Which lines below hold the word "that"? Report each one.

**PROVIDED RECORDS:**

━━━━━━━━━━━━━━━━

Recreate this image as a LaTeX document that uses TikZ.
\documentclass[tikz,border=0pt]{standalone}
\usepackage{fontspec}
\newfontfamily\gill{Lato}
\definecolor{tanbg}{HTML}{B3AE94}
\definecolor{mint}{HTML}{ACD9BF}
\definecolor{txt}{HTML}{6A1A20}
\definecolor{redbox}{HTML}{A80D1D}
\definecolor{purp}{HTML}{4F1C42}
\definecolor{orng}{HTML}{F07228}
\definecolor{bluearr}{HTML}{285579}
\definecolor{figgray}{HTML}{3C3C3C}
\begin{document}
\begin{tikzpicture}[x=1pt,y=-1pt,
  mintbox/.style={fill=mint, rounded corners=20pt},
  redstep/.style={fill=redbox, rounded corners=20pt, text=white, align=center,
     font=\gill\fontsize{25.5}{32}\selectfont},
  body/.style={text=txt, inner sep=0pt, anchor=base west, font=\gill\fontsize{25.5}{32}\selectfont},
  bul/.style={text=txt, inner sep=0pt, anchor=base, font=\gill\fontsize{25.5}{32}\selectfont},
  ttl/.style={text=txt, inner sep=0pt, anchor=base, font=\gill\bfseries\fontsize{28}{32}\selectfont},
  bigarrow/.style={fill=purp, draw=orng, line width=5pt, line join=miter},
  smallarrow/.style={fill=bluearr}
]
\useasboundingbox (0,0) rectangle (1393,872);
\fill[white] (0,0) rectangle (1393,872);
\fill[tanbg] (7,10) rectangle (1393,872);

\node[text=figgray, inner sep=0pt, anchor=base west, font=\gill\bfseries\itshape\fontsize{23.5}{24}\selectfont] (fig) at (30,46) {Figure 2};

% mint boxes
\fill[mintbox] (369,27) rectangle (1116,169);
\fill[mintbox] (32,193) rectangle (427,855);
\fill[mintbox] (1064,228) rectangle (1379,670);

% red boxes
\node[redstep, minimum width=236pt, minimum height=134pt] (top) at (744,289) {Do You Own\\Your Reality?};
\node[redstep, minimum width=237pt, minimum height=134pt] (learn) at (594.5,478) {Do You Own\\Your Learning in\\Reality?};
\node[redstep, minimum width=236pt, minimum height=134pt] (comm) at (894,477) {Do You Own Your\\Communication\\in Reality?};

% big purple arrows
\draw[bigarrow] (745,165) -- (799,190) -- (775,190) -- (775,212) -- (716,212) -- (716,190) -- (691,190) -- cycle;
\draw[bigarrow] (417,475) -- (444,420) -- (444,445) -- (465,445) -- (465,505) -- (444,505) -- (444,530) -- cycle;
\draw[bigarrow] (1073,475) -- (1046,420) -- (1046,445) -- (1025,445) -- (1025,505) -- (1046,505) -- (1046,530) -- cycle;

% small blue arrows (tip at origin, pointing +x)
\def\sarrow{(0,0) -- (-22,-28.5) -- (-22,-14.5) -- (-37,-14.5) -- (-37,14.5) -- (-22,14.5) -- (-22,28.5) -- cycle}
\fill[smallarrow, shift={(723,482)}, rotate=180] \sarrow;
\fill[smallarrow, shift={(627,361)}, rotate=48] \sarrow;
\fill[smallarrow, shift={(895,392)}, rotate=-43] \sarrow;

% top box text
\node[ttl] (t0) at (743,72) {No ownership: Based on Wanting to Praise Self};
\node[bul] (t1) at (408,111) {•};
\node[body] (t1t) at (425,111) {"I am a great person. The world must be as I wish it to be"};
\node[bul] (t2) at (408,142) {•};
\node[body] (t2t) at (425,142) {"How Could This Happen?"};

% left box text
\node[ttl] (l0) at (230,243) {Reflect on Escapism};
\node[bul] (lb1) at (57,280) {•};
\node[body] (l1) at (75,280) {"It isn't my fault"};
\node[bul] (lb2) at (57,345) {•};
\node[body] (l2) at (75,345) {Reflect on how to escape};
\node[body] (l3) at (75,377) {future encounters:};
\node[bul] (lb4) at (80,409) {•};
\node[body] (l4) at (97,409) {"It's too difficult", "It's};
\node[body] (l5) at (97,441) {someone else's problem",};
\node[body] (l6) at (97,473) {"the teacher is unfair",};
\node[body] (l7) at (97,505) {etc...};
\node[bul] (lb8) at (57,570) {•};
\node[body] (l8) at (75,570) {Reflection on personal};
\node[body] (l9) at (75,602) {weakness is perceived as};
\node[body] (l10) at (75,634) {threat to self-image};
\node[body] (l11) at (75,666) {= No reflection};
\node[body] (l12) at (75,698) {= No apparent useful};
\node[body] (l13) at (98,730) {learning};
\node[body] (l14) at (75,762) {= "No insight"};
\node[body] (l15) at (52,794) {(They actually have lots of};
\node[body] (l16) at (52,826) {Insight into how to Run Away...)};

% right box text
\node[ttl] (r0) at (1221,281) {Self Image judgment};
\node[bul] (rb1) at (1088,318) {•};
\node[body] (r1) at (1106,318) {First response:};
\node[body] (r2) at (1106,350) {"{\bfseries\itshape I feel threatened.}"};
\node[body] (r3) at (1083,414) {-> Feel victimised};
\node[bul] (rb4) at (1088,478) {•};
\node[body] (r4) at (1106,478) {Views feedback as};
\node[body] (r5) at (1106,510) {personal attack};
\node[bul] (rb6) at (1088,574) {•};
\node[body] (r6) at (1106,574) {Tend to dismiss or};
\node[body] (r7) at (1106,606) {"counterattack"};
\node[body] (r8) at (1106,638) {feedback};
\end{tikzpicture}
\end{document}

━━━━━━━━━━━━━━━━

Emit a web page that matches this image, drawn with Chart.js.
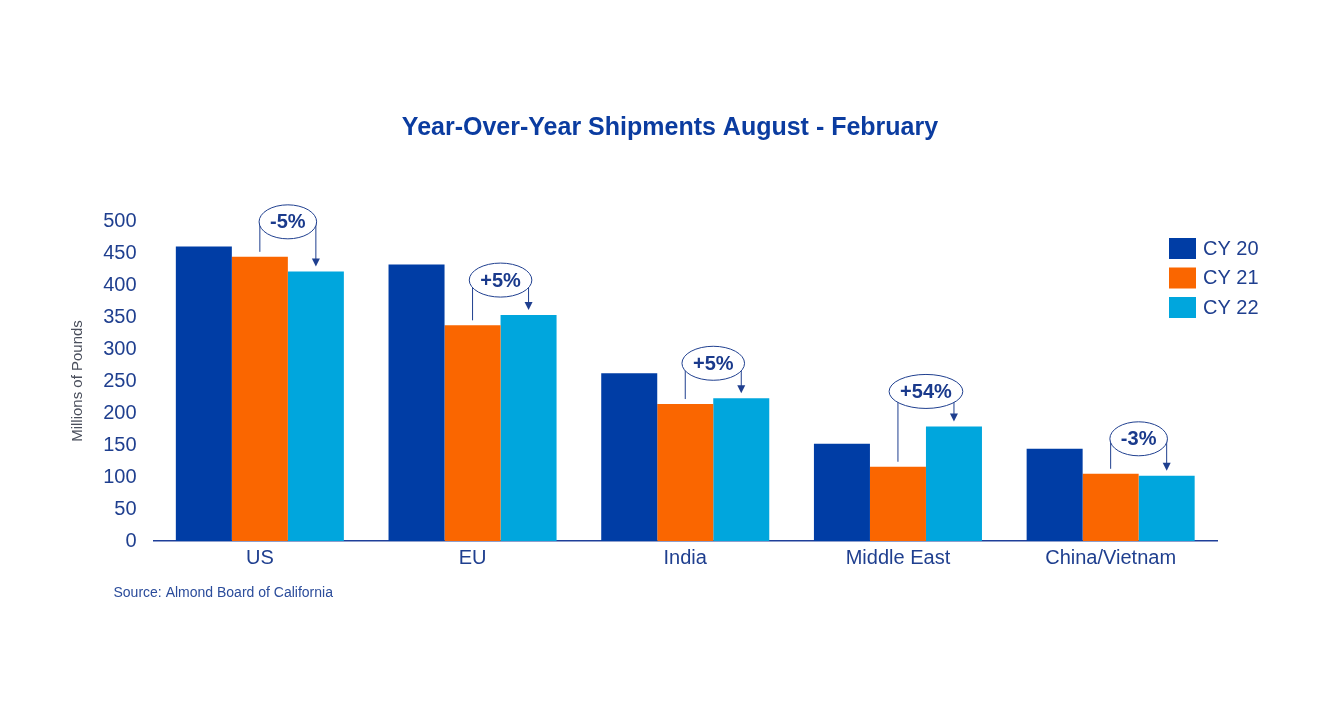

━━━━━━━━━━━━━━━━

**TASK ANSWER:**
Recreate this image as a LaTeX document that uses TikZ.
Emit a web page that matches this image, drawn with Chart.js.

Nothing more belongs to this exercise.